▶ **WHAT YOU SHOULD DO**: Without including any pictures, write out the listing below exactly.

▶ **STORED DATA**:
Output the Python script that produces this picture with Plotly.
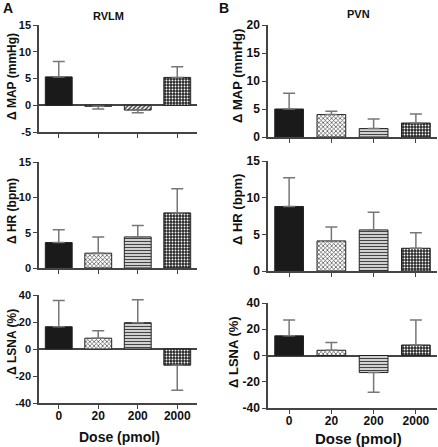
import plotly.graph_objects as go

W, H = 438, 447
doses = ["0", "20", "200", "2000"]

# Panel A (RVLM)
a_map = [5.3, -0.2, -0.9, 5.2]
a_map_err = [2.9, 0.5, 0.5, 2.0]
a_hr = [3.6, 2.1, 4.4, 7.8]
a_hr_err = [1.8, 2.3, 1.6, 3.4]
a_lsna = [16.5, 8.0, 19.5, -12.0]
a_lsna_err = [19.5, 5.5, 17.0, 18.5]
# Panel B (PVN)
b_map = [5.0, 4.0, 1.5, 2.5]
b_map_err = [2.8, 0.6, 1.7, 1.6]
b_hr = [8.8, 4.1, 5.6, 3.1]
b_hr_err = [3.9, 1.9, 2.4, 2.1]
b_lsna = [15.0, 4.0, -13.0, 8.0]
b_lsna_err = [12.0, 6.0, 15.0, 19.0]

FONT = "Liberation Sans, Arial, sans-serif"
AX = "#444444"

panels = [
    (a_map, a_map_err, (39, 197), (25, 132), [-5, 15], 5, "Δ MAP (mmHg)", (12, 77), False, "/"),
    (a_hr, a_hr_err, (39, 197), (162, 268), [0, 15], 5, "Δ HR (bpm)", (12, 211), False, "-"),
    (a_lsna, a_lsna_err, (39, 197), (295, 403), [-40, 40], 20, "Δ LSNA (%)", (12, 342), True, "-"),
    (b_map, b_map_err, (268, 437), (25, 137), [0, 20], 5, "Δ MAP (mmHg)", (237, 76), False, "-"),
    (b_hr, b_hr_err, (268, 437), (161, 271), [0, 15], 5, "Δ HR (bpm)", (237, 210), False, "-"),
    (b_lsna, b_lsna_err, (268, 437), (303, 408), [-40, 40], 20, "Δ LSNA (%)", (233, 352), True, "-"),
]

fig = go.Figure()
annotations = []
for i, (vals, errs, xp, yp, yr, dt, yt, tpos, showx, p3) in enumerate(panels):
    n = "" if i == 0 else str(i + 1)
    up = [e if v >= 0 else 0 for v, e in zip(vals, errs)]
    dn = [e if v < 0 else 0 for v, e in zip(vals, errs)]
    big = i >= 3
    fig.add_trace(go.Bar(
        x=doses, y=vals, width=0.68,
        xaxis="x" + n, yaxis="y" + n,
        marker=dict(
            color=["#1a1a1a", "white", "white", "#2a2a2a"],
            line=dict(color="#222222", width=1),
            pattern=dict(
                shape=["", "x", p3, "."],
                fgcolor=["#1a1a1a", "#1a1a1a", "#333333", "#888888"],
                bgcolor=["#1a1a1a", "white", "white", "#2a2a2a"],
                fgopacity=1,
                size=[4, 3, 3, 3],
                solidity=[0.5, 0.4, 0.5, 0.3],
                fillmode="overlay",
            ),
        ),
        error_y=dict(type="data", symmetric=False, array=up, arrayminus=dn,
                     color="#777777", thickness=1.5, width=6),
        showlegend=False,
    ))
    xd = [xp[0] / W, xp[1] / W]
    yd = [1 - yp[1] / H, 1 - yp[0] / H]
    fs = 12 if big else 11
    yticks = list(range(yr[0], yr[1] + 1, dt))
    fig.layout["xaxis" + n] = dict(
        domain=xd, anchor="y" + n, range=[-0.5, 3.5], type="category", automargin=False,
        showline=True, linecolor=AX, linewidth=1.5, ticks="outside", ticklen=4,
        tickcolor=AX, tickwidth=1.2, showgrid=False, zeroline=False,
        showticklabels=showx, ticklabelstandoff=-3,
        tickvals=doses, ticktext=["<b>%s</b>" % d for d in doses],
        tickfont=dict(family=FONT, size=12, color="#111"),
    )
    fig.layout["yaxis" + n] = dict(
        domain=yd, anchor="x" + n, range=yr, automargin=False,
        tickvals=yticks, ticktext=["<b>%d</b>" % t for t in yticks],
        showline=True, linecolor=AX, linewidth=1.5, ticks="outside", ticklen=4,
        tickcolor=AX, tickwidth=1.2, showgrid=False,
        zeroline=yr[0] < 0, zerolinecolor=AX, zerolinewidth=1.5,
        tickfont=dict(family=FONT, size=fs, color="#111"),
    )
    annotations.append(dict(
        text="<b>%s</b>" % yt, x=tpos[0] / W, y=1 - tpos[1] / H, xref="paper", yref="paper",
        textangle=-90, showarrow=False, xanchor="center", yanchor="middle",
        font=dict(family=FONT, size=13 if big else 12, color="#111"),
    ))

for txt, x, y, s in [("RVLM", 108, 16, 11), ("PVN", 358, 14, 11), ("A", 8, 8, 14), ("B", 224, 8, 14)]:
    annotations.append(dict(text="<b>%s</b>" % txt, x=x / W, y=1 - y / H, xref="paper", yref="paper",
                            showarrow=False, xanchor="center", yanchor="middle",
                            font=dict(family=FONT, size=s, color="#111")))
for x, y, s in [(119, 437, 14), (358, 438, 15)]:
    annotations.append(dict(text="<b>Dose (pmol)</b>", x=x / W, y=1 - y / H, xref="paper", yref="paper",
                            showarrow=False, xanchor="center", yanchor="middle",
                            font=dict(family=FONT, size=s, color="#111")))

fig.update_layout(
    width=W, height=H, margin=dict(l=0, r=0, t=0, b=0),
    paper_bgcolor="white", plot_bgcolor="white",
    annotations=annotations, bargap=0.3,
)
fig.write_html("out.html", config={"displayModeBar": False},
               post_script="document.body.style.margin='0px';")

▶ **TASK SOLUTION**:
Output the Python script that produces this picture with Plotly.
import plotly.graph_objects as go

W, H = 438, 447
doses = ["0", "20", "200", "2000"]

# Panel A (RVLM)
a_map = [5.3, -0.2, -0.9, 5.2]
a_map_err = [2.9, 0.5, 0.5, 2.0]
a_hr = [3.6, 2.1, 4.4, 7.8]
a_hr_err = [1.8, 2.3, 1.6, 3.4]
a_lsna = [16.5, 8.0, 19.5, -12.0]
a_lsna_err = [19.5, 5.5, 17.0, 18.5]
# Panel B (PVN)
b_map = [5.0, 4.0, 1.5, 2.5]
b_map_err = [2.8, 0.6, 1.7, 1.6]
b_hr = [8.8, 4.1, 5.6, 3.1]
b_hr_err = [3.9, 1.9, 2.4, 2.1]
b_lsna = [15.0, 4.0, -13.0, 8.0]
b_lsna_err = [12.0, 6.0, 15.0, 19.0]

FONT = "Liberation Sans, Arial, sans-serif"
AX = "#444444"

panels = [
    (a_map, a_map_err, (39, 197), (25, 132), [-5, 15], 5, "Δ MAP (mmHg)", (12, 77), False, "/"),
    (a_hr, a_hr_err, (39, 197), (162, 268), [0, 15], 5, "Δ HR (bpm)", (12, 211), False, "-"),
    (a_lsna, a_lsna_err, (39, 197), (295, 403), [-40, 40], 20, "Δ LSNA (%)", (12, 342), True, "-"),
    (b_map, b_map_err, (268, 437), (25, 137), [0, 20], 5, "Δ MAP (mmHg)", (237, 76), False, "-"),
    (b_hr, b_hr_err, (268, 437), (161, 271), [0, 15], 5, "Δ HR (bpm)", (237, 210), False, "-"),
    (b_lsna, b_lsna_err, (268, 437), (303, 408), [-40, 40], 20, "Δ LSNA (%)", (233, 352), True, "-"),
]

fig = go.Figure()
annotations = []
for i, (vals, errs, xp, yp, yr, dt, yt, tpos, showx, p3) in enumerate(panels):
    n = "" if i == 0 else str(i + 1)
    up = [e if v >= 0 else 0 for v, e in zip(vals, errs)]
    dn = [e if v < 0 else 0 for v, e in zip(vals, errs)]
    big = i >= 3
    fig.add_trace(go.Bar(
        x=doses, y=vals, width=0.68,
        xaxis="x" + n, yaxis="y" + n,
        marker=dict(
            color=["#1a1a1a", "white", "white", "#2a2a2a"],
            line=dict(color="#222222", width=1),
            pattern=dict(
                shape=["", "x", p3, "."],
                fgcolor=["#1a1a1a", "#1a1a1a", "#333333", "#888888"],
                bgcolor=["#1a1a1a", "white", "white", "#2a2a2a"],
                fgopacity=1,
                size=[4, 3, 3, 3],
                solidity=[0.5, 0.4, 0.5, 0.3],
                fillmode="overlay",
            ),
        ),
        error_y=dict(type="data", symmetric=False, array=up, arrayminus=dn,
                     color="#777777", thickness=1.5, width=6),
        showlegend=False,
    ))
    xd = [xp[0] / W, xp[1] / W]
    yd = [1 - yp[1] / H, 1 - yp[0] / H]
    fs = 12 if big else 11
    yticks = list(range(yr[0], yr[1] + 1, dt))
    fig.layout["xaxis" + n] = dict(
        domain=xd, anchor="y" + n, range=[-0.5, 3.5], type="category", automargin=False,
        showline=True, linecolor=AX, linewidth=1.5, ticks="outside", ticklen=4,
        tickcolor=AX, tickwidth=1.2, showgrid=False, zeroline=False,
        showticklabels=showx, ticklabelstandoff=-3,
        tickvals=doses, ticktext=["<b>%s</b>" % d for d in doses],
        tickfont=dict(family=FONT, size=12, color="#111"),
    )
    fig.layout["yaxis" + n] = dict(
        domain=yd, anchor="x" + n, range=yr, automargin=False,
        tickvals=yticks, ticktext=["<b>%d</b>" % t for t in yticks],
        showline=True, linecolor=AX, linewidth=1.5, ticks="outside", ticklen=4,
        tickcolor=AX, tickwidth=1.2, showgrid=False,
        zeroline=yr[0] < 0, zerolinecolor=AX, zerolinewidth=1.5,
        tickfont=dict(family=FONT, size=fs, color="#111"),
    )
    annotations.append(dict(
        text="<b>%s</b>" % yt, x=tpos[0] / W, y=1 - tpos[1] / H, xref="paper", yref="paper",
        textangle=-90, showarrow=False, xanchor="center", yanchor="middle",
        font=dict(family=FONT, size=13 if big else 12, color="#111"),
    ))

for txt, x, y, s in [("RVLM", 108, 16, 11), ("PVN", 358, 14, 11), ("A", 8, 8, 14), ("B", 224, 8, 14)]:
    annotations.append(dict(text="<b>%s</b>" % txt, x=x / W, y=1 - y / H, xref="paper", yref="paper",
                            showarrow=False, xanchor="center", yanchor="middle",
                            font=dict(family=FONT, size=s, color="#111")))
for x, y, s in [(119, 437, 14), (358, 438, 15)]:
    annotations.append(dict(text="<b>Dose (pmol)</b>", x=x / W, y=1 - y / H, xref="paper", yref="paper",
                            showarrow=False, xanchor="center", yanchor="middle",
                            font=dict(family=FONT, size=s, color="#111")))

fig.update_layout(
    width=W, height=H, margin=dict(l=0, r=0, t=0, b=0),
    paper_bgcolor="white", plot_bgcolor="white",
    annotations=annotations, bargap=0.3,
)
fig.write_html("out.html", config={"displayModeBar": False},
               post_script="document.body.style.margin='0px';")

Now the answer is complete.